Whenever I think – or more accurately, am required to think by the exigencies of my job or other external circumstances – about the sexbot industry, two things always come to mind. First is the famous scene in Portnoy’s Complaint involving the piece of liver. Second is the column Julie Burchill once wrote, in this very newspaper no less, claiming that men would have sex with mud if there was nothing else around and the letter the paper then received from a man who had done exactly that.

And I grudgingly admire an industry that has looked at this very low bar and still gone to the trouble of – uh – erecting entire robots around it when a box of offal or a rainy day would basically suffice.

Rise of the sex robots

Jeanette Winterson, however, is not happy. After researching AI and sexbottery for her latest novel, Frankissstein, she warns that girls and women need to start learning to code and shape the coming world tout de damn suite otherwise the future is likely to be even worse than the past, especially in terms of sexual liberation and satisfaction for women.

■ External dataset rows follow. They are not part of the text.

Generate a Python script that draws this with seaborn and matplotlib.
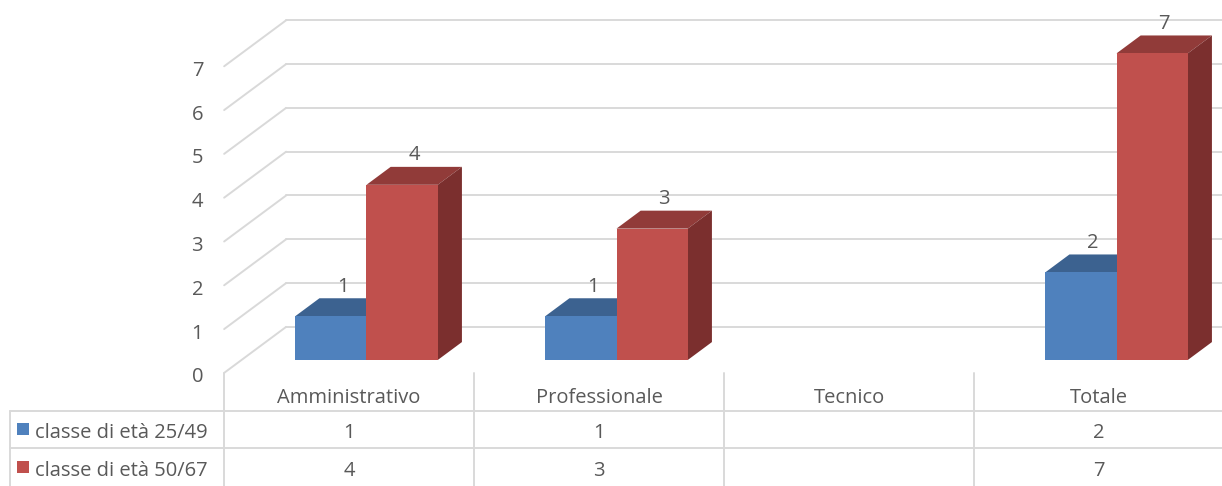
import numpy as np
import pandas as pd
import matplotlib
matplotlib.use("Agg")
import matplotlib.pyplot as plt
from matplotlib.patches import Polygon, Rectangle
from matplotlib.colors import to_hex
import seaborn as sns

# ---- data -------------------------------------------------------------
categories = ["Amministrativo", "Professionale", "Tecnico", "Totale"]
series_names = ["classe di età 25/49", "classe di età 50/67"]
values_25_49 = [1, 1, np.nan, 2]
values_50_67 = [4, 3, np.nan, 7]
y_ticks = [0, 1, 2, 3, 4, 5, 6, 7]

# ---- style ------------------------------------------------------------
front_colors = ["#4f81bd", "#c0504d"]
top_colors = ["#3c6290", "#913b39"]
side_colors = ["#34567f", "#7b2f2e"]
TEXT = "#595959"
GRID = "#d9d9d9"
FS = 14.5
VA = "center_baseline"

W, H = 1222, 486
CAT_PX = 250.0      # width of one category column in pixels
UNIT_PX = 43.8      # pixels per value unit
X0_PX = 366.5       # x of the first category centre on the bar plane
Y0_PX = 126.0       # y (from bottom) of the bar-plane baseline


def px(d):
    return d / CAT_PX


def py(d):
    return d / UNIT_PX


WALL_DX, WALL_DY = px(62), py(46)        # depth of the 3-D box
BAR_FRONT, BAR_DEPTH = 0.28, 0.39        # bar position inside the depth
FRONT_DX, FRONT_DY = -BAR_FRONT * WALL_DX, -BAR_FRONT * WALL_DY
BAR_DX, BAR_DY = BAR_DEPTH * WALL_DX, BAR_DEPTH * WALL_DY
ROW_H = py(37.7)

sns.set_theme(style="white")
plt.rcParams["font.family"] = ["Open Sans", "DejaVu Sans"]

fig = plt.figure(figsize=(W / 100, H / 100), dpi=100)
ax = fig.add_axes([0, 0, 1, 1])

df = pd.DataFrame({
    "categoria": categories * 2,
    "serie": [series_names[0]] * len(categories) + [series_names[1]] * len(categories),
    "valore": values_25_49 + values_50_67,
})
sns.barplot(data=df, x="categoria", y="valore", hue="serie", order=categories,
            hue_order=series_names, palette=front_colors, saturation=1,
            width=0.57, gap=0, errorbar=None, legend=False, linewidth=0,
            ax=ax, zorder=3)

xmin, xmax = -X0_PX / CAT_PX, (W - X0_PX) / CAT_PX
ax.set_xlim(xmin, xmax)
ax.set_ylim(-Y0_PX / UNIT_PX, (H - Y0_PX) / UNIT_PX)
ax.axis("off")

# ---- walls: side-wall diagonals and back-wall gridlines ----------------
left_front = -0.5 + FRONT_DX
for v in y_ticks:
    yf = v + FRONT_DY
    yb = yf + WALL_DY
    ax.plot([left_front, left_front + WALL_DX], [yf, yb], color=GRID, lw=1.4, zorder=0)
    ax.plot([left_front + WALL_DX, xmax], [yb, yb], color=GRID, lw=1.4, zorder=0)
    ax.text(left_front - px(21), yf - py(2), str(v), ha="right", va=VA,
            fontsize=FS, color=TEXT)

# ---- 3-D tops and sides of the bars -----------------------------------
for p in list(ax.patches):
    h = p.get_height()
    if not np.isfinite(h) or h <= 0:
        continue
    s = front_colors.index(to_hex(p.get_facecolor()))
    x, w = p.get_x(), p.get_width()
    z = 3 + s
    p.set_zorder(z + 0.5)
    top = [(x, h), (x + w, h), (x + w + BAR_DX, h + BAR_DY), (x + BAR_DX, h + BAR_DY)]
    side = [(x + w, 0), (x + w, h), (x + w + BAR_DX, h + BAR_DY), (x + w + BAR_DX, BAR_DY)]
    ax.add_patch(Polygon(top, closed=True, facecolor=top_colors[s], lw=0, zorder=z))
    ax.add_patch(Polygon(side, closed=True, facecolor=side_colors[s], lw=0, zorder=z))
    ax.text(x + w / 2 + 0.5 * BAR_DX, h + BAR_DY + py(14), f"{h:g}",
            ha="center", va=VA, fontsize=FS, color=TEXT, zorder=6)

# ---- data table -------------------------------------------------------
y_top = FRONT_DY                       # top of the table (front baseline)
rows = [y_top - k * ROW_H for k in range(4)]
table_left = px(10 - X0_PX)

for i in range(len(categories)):
    xb = i - 0.5 + FRONT_DX
    ax.plot([xb, xb], [rows[0], rows[3] - ROW_H], color=GRID, lw=1.4, zorder=0)
for k in (1, 2):
    ax.plot([table_left, xmax], [rows[k], rows[k]], color=GRID, lw=1.4, zorder=0)
ax.plot([table_left, table_left], [rows[1], rows[3] - ROW_H], color=GRID, lw=1.4, zorder=0)

for i, cat in enumerate(categories):
    xc = i + FRONT_DX
    ax.text(xc, (rows[0] + rows[1]) / 2 - py(4), cat, ha="center", va=VA,
            fontsize=FS, color=TEXT)
    for k, vals in enumerate([values_25_49, values_50_67]):
        v = vals[i]
        if np.isfinite(v):
            ax.text(xc, (rows[k + 1] + rows[k + 2]) / 2 - py(1), f"{v:g}",
                    ha="center", va=VA, fontsize=FS, color=TEXT)

for k, name in enumerate(series_names):
    yc = (rows[k + 1] + rows[k + 2]) / 2
    ax.add_patch(Rectangle((px(17 - X0_PX), yc - py(6)), px(12), py(12),
                           facecolor=front_colors[k], lw=0))
    ax.text(px(35 - X0_PX), yc - py(1), name, ha="left", va=VA,
            fontsize=FS, color=TEXT)

fig.savefig("out.png", dpi=100, facecolor="white")
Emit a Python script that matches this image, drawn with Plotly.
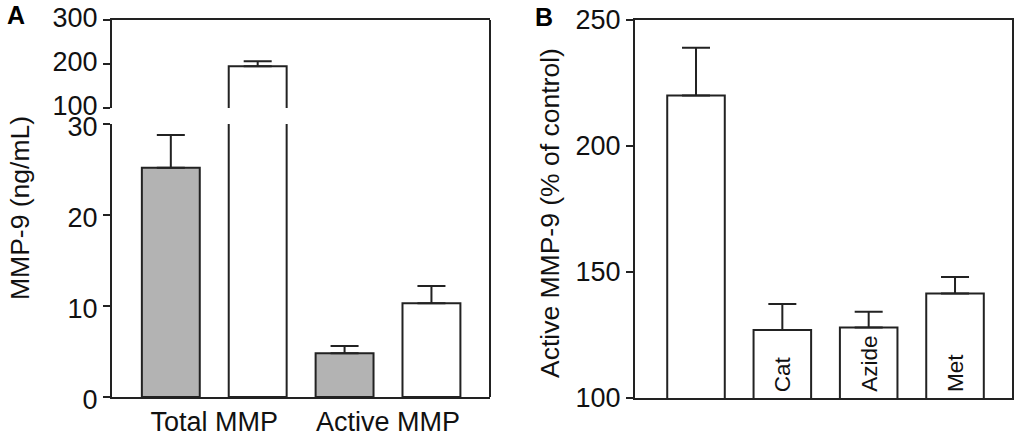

So, happy hump day, as it were!

Thursday

Royal-warranted chemist – though we are about to stretch the meaning of that word to the absolute limits of its elasticity – Ainsworths is selling homeopathic tablets made of the Berlin Wall as an aid to dealing with emotional trauma. By breaking down the walls we build within ourselves in response to it, do you see?

I am consumed by indecision. If we grant that, as claimed, the pills do contain actual Berlin Wall dust instead of – as with traditional homeopathy – the mere memory of the “active” ingredient, does that make it less of a con than usual? Or is the fact that the chicanery is merely transposed – the memory that does you good now inheres to the stuff itself – make it even worse?

Before you start weeping, though, do let the following comfort you: superfoodies and clean eaters were warned this week that eating too much flax seed puts them at risk of cyanide poisoning. Darwinian justice may yet come to all.

Friday

“Scorn pain,” said Seneca. “Either it will go away or you will.”

This is unnecessarily verbose. My husband is ill, and I’ve got it down to “Just go away.”

I am the daughter of a doctor. We don’t take anything short of multiple compound fractures or visible tumours seriously. You crack on. Anyone who merely coughs and splutters is – ironically – dead to us. Those who cough, splutter and then moan and groan about the coughing and spluttering and wish to explain how they feel while they are coughing and spluttering, and describe the inner aftermath in minute detail – these we are in danger of killing with our own hands.

Every time I enter the bedroom I am greeted with an update of his symptoms, without a hint of shame or embarrassment. I can’t bear it. We wouldn’t blot the escutcheon by articulating our suffering if our lives – I guess as they one day might – depended on it. It might be permissible to make a pre-emptive request for the undertaker, but I’d have to check.

“It’s like there’s a cold fire burning inside me,” he says at one point in the hollow whisper he has adopted for the duration. “I know the feeling,” I say.

One of us will not survive the weekend.